◆ Task prompt: Leave out the pictures and restate the rest of the data exactly.

--------------------------------------------------

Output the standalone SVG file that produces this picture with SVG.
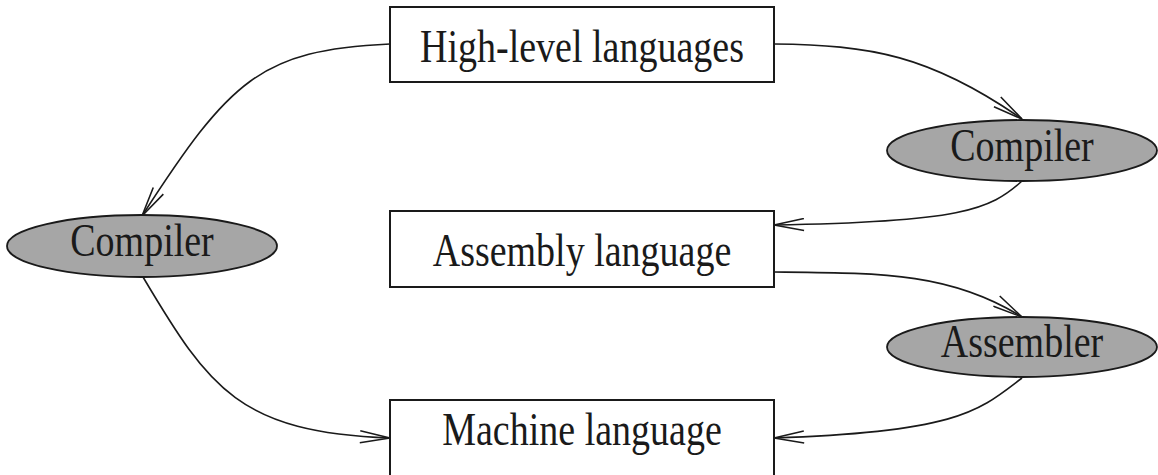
<svg xmlns="http://www.w3.org/2000/svg" width="1158" height="475" viewBox="0 0 1158 475">
  <defs>
    <marker id="arrow" viewBox="0 0 32 14" refX="31" refY="7" markerWidth="32" markerHeight="14" markerUnits="userSpaceOnUse" orient="auto">
      <path d="M1,1 L31,7 L1,13" fill="none" stroke="#1a1a1a" stroke-width="1.6"/>
    </marker>
  </defs>
  <style>
    .box { fill: #ffffff; stroke: #1a1a1a; stroke-width: 2; }
    .oval { fill: #a6a6a6; stroke: #1a1a1a; stroke-width: 1.8; }
    .lbl { font-family: "Liberation Serif", "Times New Roman", serif; font-size: 38px; fill: #1a1a1a; text-anchor: middle; }
    .edge { fill: none; stroke: #1a1a1a; stroke-width: 1.6; marker-end: url(#arrow); }
  </style>
  <rect width="1158" height="475" fill="#ffffff"/>

  <g id="edges">
    <path class="edge" d="M774,44 C870,45 930,55 1022,119"/>
    <path class="edge" d="M1022,181 C990,210 960,222 774,225"/>
    <path class="edge" d="M774,272 C880,273 950,272 1022,317"/>
    <path class="edge" d="M1022,378 C980,410 960,432 774,438"/>
    <path class="edge" d="M390,44 C260,50 230,80 142,216"/>
    <path class="edge" d="M143,277 C210,390 240,432 390,438"/>
  </g>

  <g id="high-level">
    <rect class="box" x="390" y="7" width="384" height="75"/>
    <text class="lbl" transform="translate(582,62) scale(1,1.2)">High-level languages</text>
  </g>
  <g id="compiler-right">
    <ellipse class="oval" cx="1022" cy="150.5" rx="135" ry="30.5"/>
    <text class="lbl" transform="translate(1022,161) scale(1,1.2)">Compiler</text>
  </g>
  <g id="assembly">
    <rect class="box" x="390" y="211" width="384" height="76"/>
    <text class="lbl" transform="translate(582,266) scale(1,1.2)">Assembly language</text>
  </g>
  <g id="compiler-left">
    <ellipse class="oval" cx="142" cy="246" rx="135" ry="31"/>
    <text class="lbl" transform="translate(142,256) scale(1,1.2)">Compiler</text>
  </g>
  <g id="assembler">
    <ellipse class="oval" cx="1022" cy="347" rx="135" ry="30"/>
    <text class="lbl" transform="translate(1022,357) scale(1,1.2)">Assembler</text>
  </g>
  <g id="machine">
    <rect class="box" x="390" y="400" width="384" height="77"/>
    <text class="lbl" transform="translate(582,445) scale(1,1.2)">Machine language</text>
  </g>
</svg>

--------------------------------------------------

◆ Answer to the exercise:
Output the standalone SVG file that produces this picture with SVG.
<svg xmlns="http://www.w3.org/2000/svg" width="1158" height="475" viewBox="0 0 1158 475">
  <defs>
    <marker id="arrow" viewBox="0 0 32 14" refX="31" refY="7" markerWidth="32" markerHeight="14" markerUnits="userSpaceOnUse" orient="auto">
      <path d="M1,1 L31,7 L1,13" fill="none" stroke="#1a1a1a" stroke-width="1.6"/>
    </marker>
  </defs>
  <style>
    .box { fill: #ffffff; stroke: #1a1a1a; stroke-width: 2; }
    .oval { fill: #a6a6a6; stroke: #1a1a1a; stroke-width: 1.8; }
    .lbl { font-family: "Liberation Serif", "Times New Roman", serif; font-size: 38px; fill: #1a1a1a; text-anchor: middle; }
    .edge { fill: none; stroke: #1a1a1a; stroke-width: 1.6; marker-end: url(#arrow); }
  </style>
  <rect width="1158" height="475" fill="#ffffff"/>

  <g id="edges">
    <path class="edge" d="M774,44 C870,45 930,55 1022,119"/>
    <path class="edge" d="M1022,181 C990,210 960,222 774,225"/>
    <path class="edge" d="M774,272 C880,273 950,272 1022,317"/>
    <path class="edge" d="M1022,378 C980,410 960,432 774,438"/>
    <path class="edge" d="M390,44 C260,50 230,80 142,216"/>
    <path class="edge" d="M143,277 C210,390 240,432 390,438"/>
  </g>

  <g id="high-level">
    <rect class="box" x="390" y="7" width="384" height="75"/>
    <text class="lbl" transform="translate(582,62) scale(1,1.2)">High-level languages</text>
  </g>
  <g id="compiler-right">
    <ellipse class="oval" cx="1022" cy="150.5" rx="135" ry="30.5"/>
    <text class="lbl" transform="translate(1022,161) scale(1,1.2)">Compiler</text>
  </g>
  <g id="assembly">
    <rect class="box" x="390" y="211" width="384" height="76"/>
    <text class="lbl" transform="translate(582,266) scale(1,1.2)">Assembly language</text>
  </g>
  <g id="compiler-left">
    <ellipse class="oval" cx="142" cy="246" rx="135" ry="31"/>
    <text class="lbl" transform="translate(142,256) scale(1,1.2)">Compiler</text>
  </g>
  <g id="assembler">
    <ellipse class="oval" cx="1022" cy="347" rx="135" ry="30"/>
    <text class="lbl" transform="translate(1022,357) scale(1,1.2)">Assembler</text>
  </g>
  <g id="machine">
    <rect class="box" x="390" y="400" width="384" height="77"/>
    <text class="lbl" transform="translate(582,445) scale(1,1.2)">Machine language</text>
  </g>
</svg>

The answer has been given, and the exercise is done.